=== Given task ===
Extract the full listing verbatim and drop any pictures from your copy.

-=-=-=-=-

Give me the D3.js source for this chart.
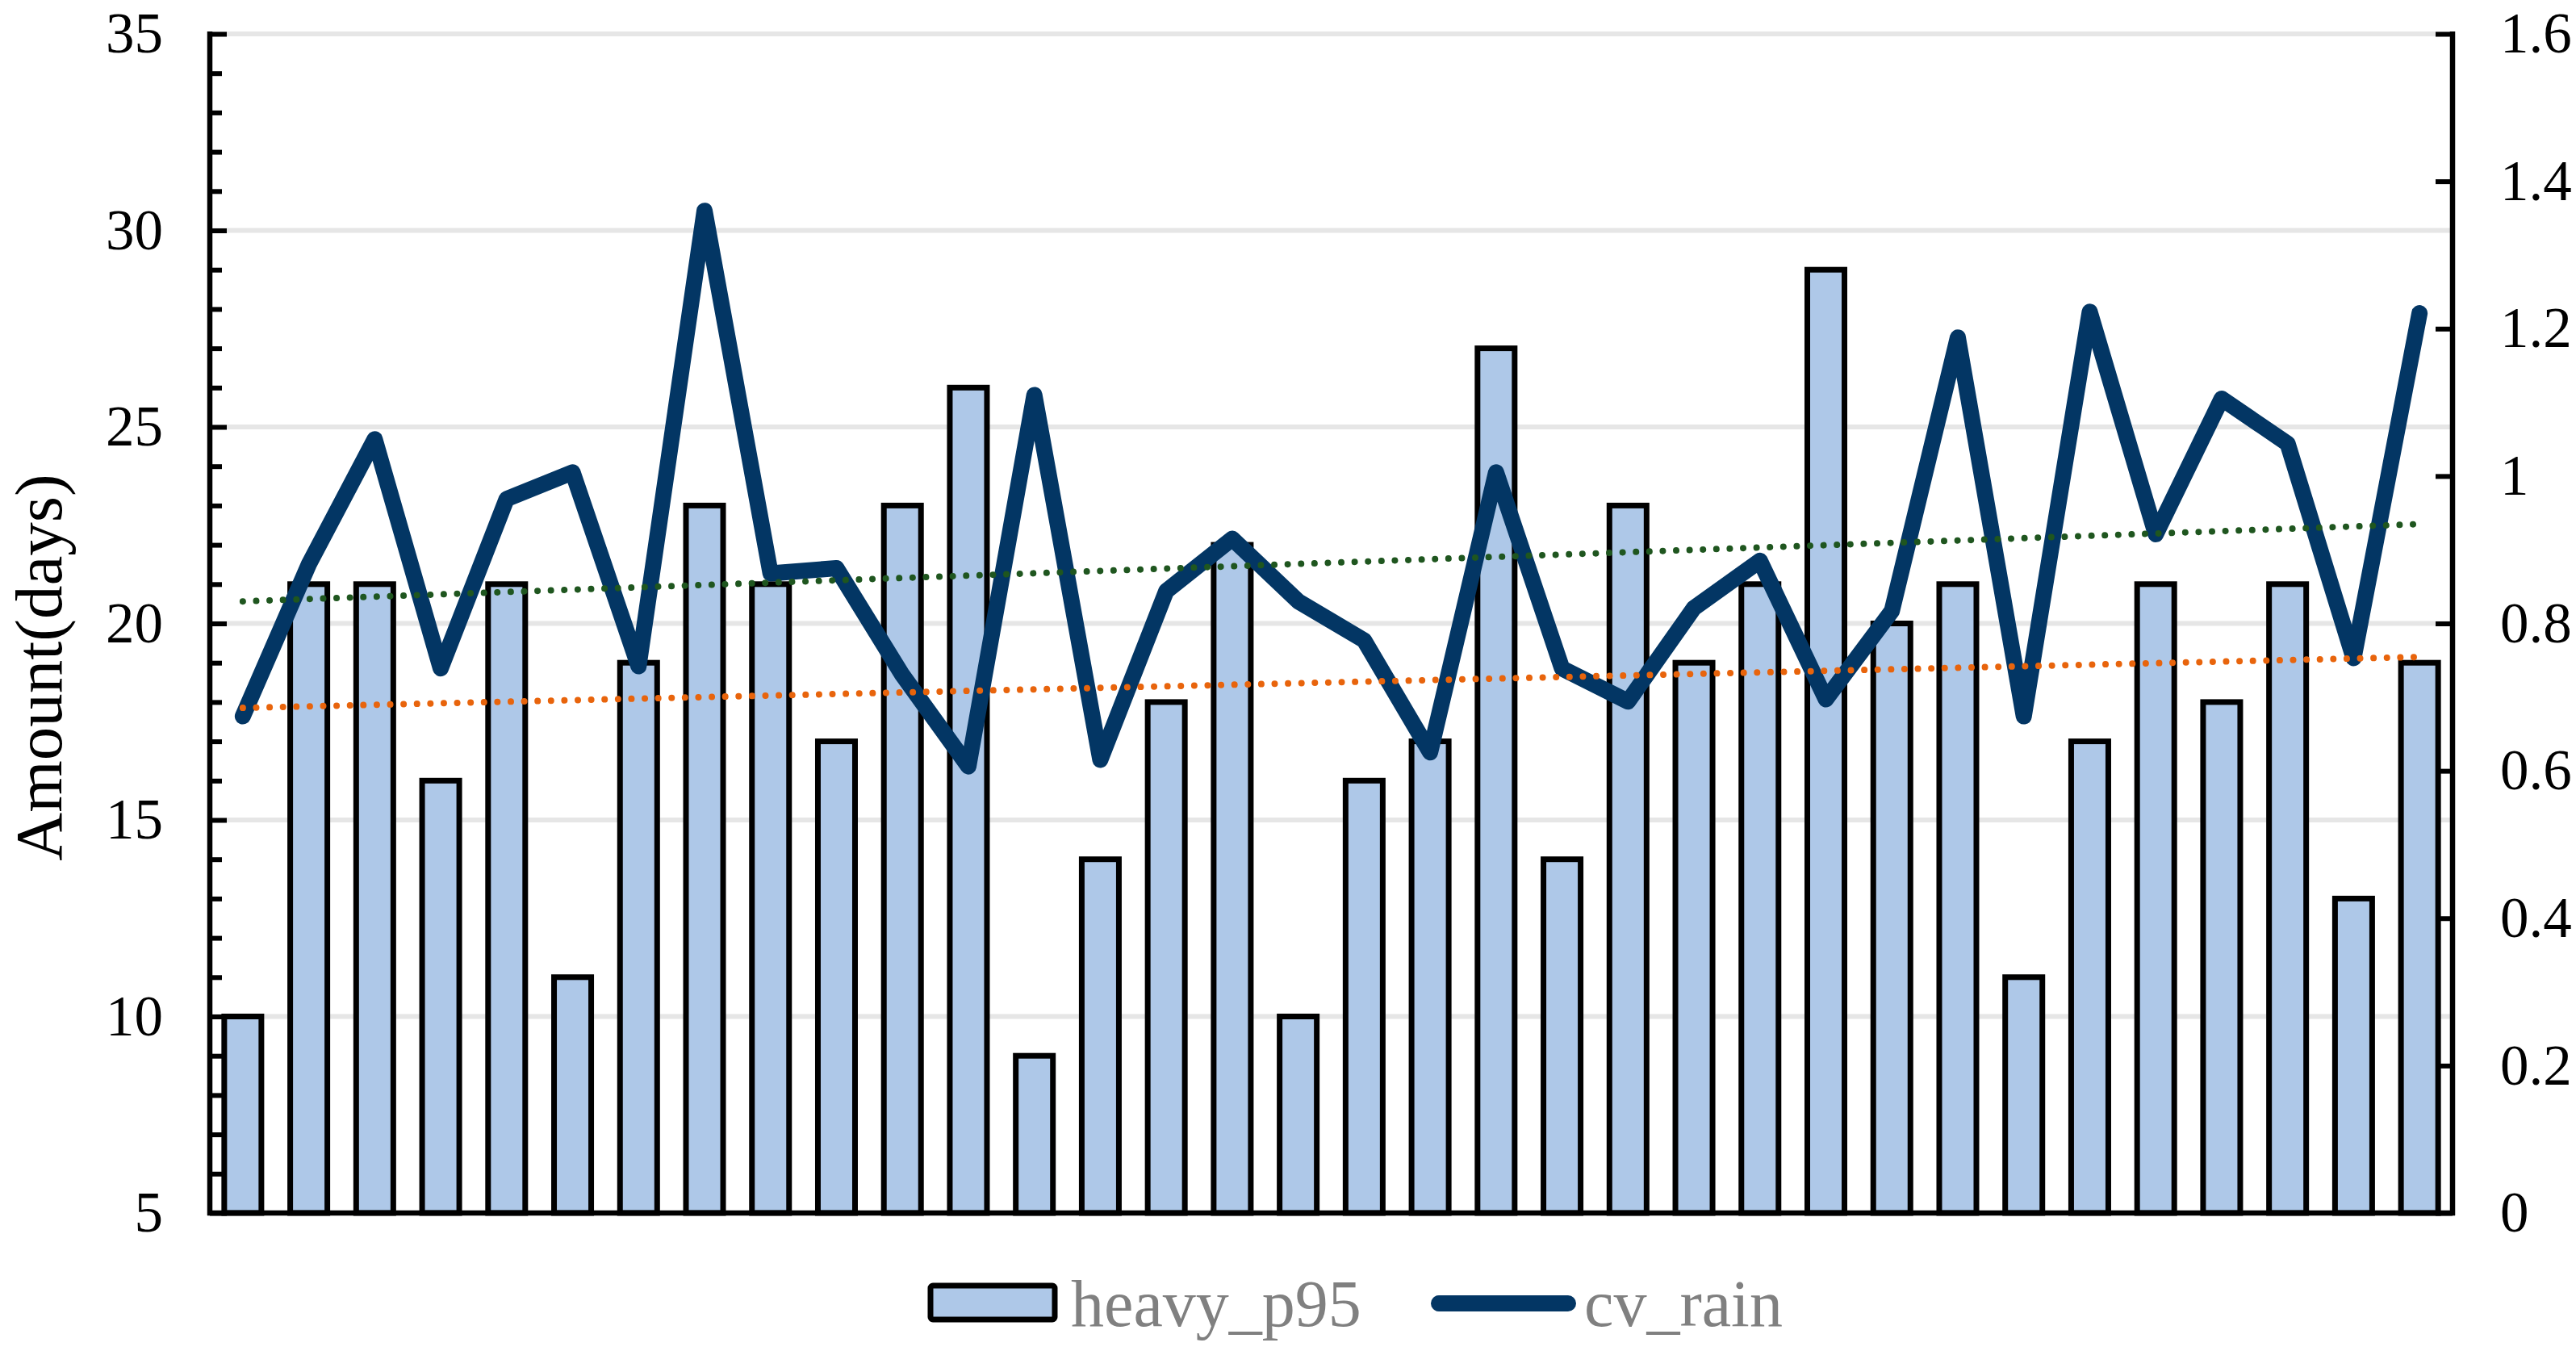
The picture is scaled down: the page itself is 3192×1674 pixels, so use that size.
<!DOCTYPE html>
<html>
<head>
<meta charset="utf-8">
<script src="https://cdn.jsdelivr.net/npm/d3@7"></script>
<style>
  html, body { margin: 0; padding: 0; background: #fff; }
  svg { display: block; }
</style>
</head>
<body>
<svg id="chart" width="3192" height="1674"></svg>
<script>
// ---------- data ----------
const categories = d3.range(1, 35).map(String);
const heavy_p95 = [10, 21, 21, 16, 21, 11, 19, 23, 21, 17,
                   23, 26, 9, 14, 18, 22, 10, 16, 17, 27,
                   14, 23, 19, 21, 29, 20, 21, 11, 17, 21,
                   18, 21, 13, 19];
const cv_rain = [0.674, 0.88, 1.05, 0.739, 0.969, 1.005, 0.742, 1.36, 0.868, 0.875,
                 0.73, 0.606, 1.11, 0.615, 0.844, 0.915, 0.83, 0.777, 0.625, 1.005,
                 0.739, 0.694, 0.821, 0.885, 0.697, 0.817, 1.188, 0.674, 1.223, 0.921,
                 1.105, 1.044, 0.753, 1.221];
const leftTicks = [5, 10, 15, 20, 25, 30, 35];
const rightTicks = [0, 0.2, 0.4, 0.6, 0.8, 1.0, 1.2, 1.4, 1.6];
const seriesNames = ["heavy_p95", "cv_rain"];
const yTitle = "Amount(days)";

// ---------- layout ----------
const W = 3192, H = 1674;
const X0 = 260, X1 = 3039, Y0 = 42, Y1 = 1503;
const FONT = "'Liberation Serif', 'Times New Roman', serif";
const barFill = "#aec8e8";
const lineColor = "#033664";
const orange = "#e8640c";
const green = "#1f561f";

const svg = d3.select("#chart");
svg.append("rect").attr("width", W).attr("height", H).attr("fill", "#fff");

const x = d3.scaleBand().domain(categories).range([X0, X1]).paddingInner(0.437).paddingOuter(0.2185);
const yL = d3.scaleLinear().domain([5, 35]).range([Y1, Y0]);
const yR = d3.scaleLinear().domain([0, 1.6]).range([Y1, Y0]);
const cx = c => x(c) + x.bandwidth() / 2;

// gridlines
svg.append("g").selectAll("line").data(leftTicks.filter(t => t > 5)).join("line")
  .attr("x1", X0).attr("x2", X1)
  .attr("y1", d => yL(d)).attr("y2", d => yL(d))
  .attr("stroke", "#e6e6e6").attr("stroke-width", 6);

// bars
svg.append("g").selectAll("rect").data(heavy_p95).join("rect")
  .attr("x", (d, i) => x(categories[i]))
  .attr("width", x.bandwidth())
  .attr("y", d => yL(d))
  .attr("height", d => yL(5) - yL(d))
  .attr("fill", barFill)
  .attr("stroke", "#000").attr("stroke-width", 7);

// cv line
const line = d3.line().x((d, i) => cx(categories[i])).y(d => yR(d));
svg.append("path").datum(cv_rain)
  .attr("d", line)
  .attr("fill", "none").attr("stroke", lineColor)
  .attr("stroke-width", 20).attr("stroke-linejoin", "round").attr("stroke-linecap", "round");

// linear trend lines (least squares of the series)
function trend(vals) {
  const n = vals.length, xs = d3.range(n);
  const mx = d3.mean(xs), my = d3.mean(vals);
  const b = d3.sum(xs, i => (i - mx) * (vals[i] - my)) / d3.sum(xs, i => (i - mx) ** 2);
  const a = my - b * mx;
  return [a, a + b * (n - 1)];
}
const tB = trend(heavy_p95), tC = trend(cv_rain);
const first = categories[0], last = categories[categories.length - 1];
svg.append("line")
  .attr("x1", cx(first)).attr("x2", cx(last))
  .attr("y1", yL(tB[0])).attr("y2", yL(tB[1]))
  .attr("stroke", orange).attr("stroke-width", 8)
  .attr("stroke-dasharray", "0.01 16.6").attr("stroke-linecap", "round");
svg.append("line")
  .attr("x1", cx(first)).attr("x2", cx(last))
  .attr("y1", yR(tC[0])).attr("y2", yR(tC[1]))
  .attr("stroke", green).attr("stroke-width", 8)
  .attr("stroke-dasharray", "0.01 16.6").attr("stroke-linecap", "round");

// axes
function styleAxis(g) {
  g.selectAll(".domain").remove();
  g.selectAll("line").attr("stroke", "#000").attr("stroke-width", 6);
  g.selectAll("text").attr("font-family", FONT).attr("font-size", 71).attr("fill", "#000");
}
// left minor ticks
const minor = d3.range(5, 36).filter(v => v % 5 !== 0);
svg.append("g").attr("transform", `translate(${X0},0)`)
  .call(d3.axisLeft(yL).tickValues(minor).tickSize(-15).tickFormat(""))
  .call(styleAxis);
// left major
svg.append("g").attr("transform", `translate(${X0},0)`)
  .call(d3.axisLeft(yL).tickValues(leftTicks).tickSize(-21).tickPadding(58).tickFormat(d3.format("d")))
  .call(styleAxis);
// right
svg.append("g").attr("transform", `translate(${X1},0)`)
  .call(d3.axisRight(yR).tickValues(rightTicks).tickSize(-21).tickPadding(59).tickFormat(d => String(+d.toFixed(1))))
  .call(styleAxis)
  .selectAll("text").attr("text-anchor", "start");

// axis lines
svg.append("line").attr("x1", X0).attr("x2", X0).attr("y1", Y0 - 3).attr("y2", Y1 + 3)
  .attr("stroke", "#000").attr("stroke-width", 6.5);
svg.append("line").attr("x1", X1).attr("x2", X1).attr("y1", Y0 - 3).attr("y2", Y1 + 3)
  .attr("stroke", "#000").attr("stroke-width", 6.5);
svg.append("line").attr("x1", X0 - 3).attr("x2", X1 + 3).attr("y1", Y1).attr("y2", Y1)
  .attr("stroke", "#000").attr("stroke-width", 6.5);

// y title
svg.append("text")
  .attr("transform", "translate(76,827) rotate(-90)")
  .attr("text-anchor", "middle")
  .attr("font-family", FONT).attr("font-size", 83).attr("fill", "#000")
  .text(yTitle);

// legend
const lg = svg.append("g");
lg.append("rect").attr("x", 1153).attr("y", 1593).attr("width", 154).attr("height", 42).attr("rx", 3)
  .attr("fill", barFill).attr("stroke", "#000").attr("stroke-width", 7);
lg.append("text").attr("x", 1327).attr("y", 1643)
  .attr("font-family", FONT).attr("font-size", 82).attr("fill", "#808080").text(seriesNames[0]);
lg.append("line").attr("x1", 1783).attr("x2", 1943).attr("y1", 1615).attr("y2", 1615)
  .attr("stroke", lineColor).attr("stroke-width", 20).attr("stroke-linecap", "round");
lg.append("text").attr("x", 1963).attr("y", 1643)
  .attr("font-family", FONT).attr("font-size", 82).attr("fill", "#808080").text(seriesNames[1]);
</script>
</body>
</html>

-=-=-=-=-

=== The output ===
Give me the D3.js source for this chart.
The picture is scaled down: the page itself is 3192×1674 pixels, so use that size.
<!DOCTYPE html>
<html>
<head>
<meta charset="utf-8">
<script src="https://cdn.jsdelivr.net/npm/d3@7"></script>
<style>
  html, body { margin: 0; padding: 0; background: #fff; }
  svg { display: block; }
</style>
</head>
<body>
<svg id="chart" width="3192" height="1674"></svg>
<script>
// ---------- data ----------
const categories = d3.range(1, 35).map(String);
const heavy_p95 = [10, 21, 21, 16, 21, 11, 19, 23, 21, 17,
                   23, 26, 9, 14, 18, 22, 10, 16, 17, 27,
                   14, 23, 19, 21, 29, 20, 21, 11, 17, 21,
                   18, 21, 13, 19];
const cv_rain = [0.674, 0.88, 1.05, 0.739, 0.969, 1.005, 0.742, 1.36, 0.868, 0.875,
                 0.73, 0.606, 1.11, 0.615, 0.844, 0.915, 0.83, 0.777, 0.625, 1.005,
                 0.739, 0.694, 0.821, 0.885, 0.697, 0.817, 1.188, 0.674, 1.223, 0.921,
                 1.105, 1.044, 0.753, 1.221];
const leftTicks = [5, 10, 15, 20, 25, 30, 35];
const rightTicks = [0, 0.2, 0.4, 0.6, 0.8, 1.0, 1.2, 1.4, 1.6];
const seriesNames = ["heavy_p95", "cv_rain"];
const yTitle = "Amount(days)";

// ---------- layout ----------
const W = 3192, H = 1674;
const X0 = 260, X1 = 3039, Y0 = 42, Y1 = 1503;
const FONT = "'Liberation Serif', 'Times New Roman', serif";
const barFill = "#aec8e8";
const lineColor = "#033664";
const orange = "#e8640c";
const green = "#1f561f";

const svg = d3.select("#chart");
svg.append("rect").attr("width", W).attr("height", H).attr("fill", "#fff");

const x = d3.scaleBand().domain(categories).range([X0, X1]).paddingInner(0.437).paddingOuter(0.2185);
const yL = d3.scaleLinear().domain([5, 35]).range([Y1, Y0]);
const yR = d3.scaleLinear().domain([0, 1.6]).range([Y1, Y0]);
const cx = c => x(c) + x.bandwidth() / 2;

// gridlines
svg.append("g").selectAll("line").data(leftTicks.filter(t => t > 5)).join("line")
  .attr("x1", X0).attr("x2", X1)
  .attr("y1", d => yL(d)).attr("y2", d => yL(d))
  .attr("stroke", "#e6e6e6").attr("stroke-width", 6);

// bars
svg.append("g").selectAll("rect").data(heavy_p95).join("rect")
  .attr("x", (d, i) => x(categories[i]))
  .attr("width", x.bandwidth())
  .attr("y", d => yL(d))
  .attr("height", d => yL(5) - yL(d))
  .attr("fill", barFill)
  .attr("stroke", "#000").attr("stroke-width", 7);

// cv line
const line = d3.line().x((d, i) => cx(categories[i])).y(d => yR(d));
svg.append("path").datum(cv_rain)
  .attr("d", line)
  .attr("fill", "none").attr("stroke", lineColor)
  .attr("stroke-width", 20).attr("stroke-linejoin", "round").attr("stroke-linecap", "round");

// linear trend lines (least squares of the series)
function trend(vals) {
  const n = vals.length, xs = d3.range(n);
  const mx = d3.mean(xs), my = d3.mean(vals);
  const b = d3.sum(xs, i => (i - mx) * (vals[i] - my)) / d3.sum(xs, i => (i - mx) ** 2);
  const a = my - b * mx;
  return [a, a + b * (n - 1)];
}
const tB = trend(heavy_p95), tC = trend(cv_rain);
const first = categories[0], last = categories[categories.length - 1];
svg.append("line")
  .attr("x1", cx(first)).attr("x2", cx(last))
  .attr("y1", yL(tB[0])).attr("y2", yL(tB[1]))
  .attr("stroke", orange).attr("stroke-width", 8)
  .attr("stroke-dasharray", "0.01 16.6").attr("stroke-linecap", "round");
svg.append("line")
  .attr("x1", cx(first)).attr("x2", cx(last))
  .attr("y1", yR(tC[0])).attr("y2", yR(tC[1]))
  .attr("stroke", green).attr("stroke-width", 8)
  .attr("stroke-dasharray", "0.01 16.6").attr("stroke-linecap", "round");

// axes
function styleAxis(g) {
  g.selectAll(".domain").remove();
  g.selectAll("line").attr("stroke", "#000").attr("stroke-width", 6);
  g.selectAll("text").attr("font-family", FONT).attr("font-size", 71).attr("fill", "#000");
}
// left minor ticks
const minor = d3.range(5, 36).filter(v => v % 5 !== 0);
svg.append("g").attr("transform", `translate(${X0},0)`)
  .call(d3.axisLeft(yL).tickValues(minor).tickSize(-15).tickFormat(""))
  .call(styleAxis);
// left major
svg.append("g").attr("transform", `translate(${X0},0)`)
  .call(d3.axisLeft(yL).tickValues(leftTicks).tickSize(-21).tickPadding(58).tickFormat(d3.format("d")))
  .call(styleAxis);
// right
svg.append("g").attr("transform", `translate(${X1},0)`)
  .call(d3.axisRight(yR).tickValues(rightTicks).tickSize(-21).tickPadding(59).tickFormat(d => String(+d.toFixed(1))))
  .call(styleAxis)
  .selectAll("text").attr("text-anchor", "start");

// axis lines
svg.append("line").attr("x1", X0).attr("x2", X0).attr("y1", Y0 - 3).attr("y2", Y1 + 3)
  .attr("stroke", "#000").attr("stroke-width", 6.5);
svg.append("line").attr("x1", X1).attr("x2", X1).attr("y1", Y0 - 3).attr("y2", Y1 + 3)
  .attr("stroke", "#000").attr("stroke-width", 6.5);
svg.append("line").attr("x1", X0 - 3).attr("x2", X1 + 3).attr("y1", Y1).attr("y2", Y1)
  .attr("stroke", "#000").attr("stroke-width", 6.5);

// y title
svg.append("text")
  .attr("transform", "translate(76,827) rotate(-90)")
  .attr("text-anchor", "middle")
  .attr("font-family", FONT).attr("font-size", 83).attr("fill", "#000")
  .text(yTitle);

// legend
const lg = svg.append("g");
lg.append("rect").attr("x", 1153).attr("y", 1593).attr("width", 154).attr("height", 42).attr("rx", 3)
  .attr("fill", barFill).attr("stroke", "#000").attr("stroke-width", 7);
lg.append("text").attr("x", 1327).attr("y", 1643)
  .attr("font-family", FONT).attr("font-size", 82).attr("fill", "#808080").text(seriesNames[0]);
lg.append("line").attr("x1", 1783).attr("x2", 1943).attr("y1", 1615).attr("y2", 1615)
  .attr("stroke", lineColor).attr("stroke-width", 20).attr("stroke-linecap", "round");
lg.append("text").attr("x", 1963).attr("y", 1643)
  .attr("font-family", FONT).attr("font-size", 82).attr("fill", "#808080").text(seriesNames[1]);
</script>
</body>
</html>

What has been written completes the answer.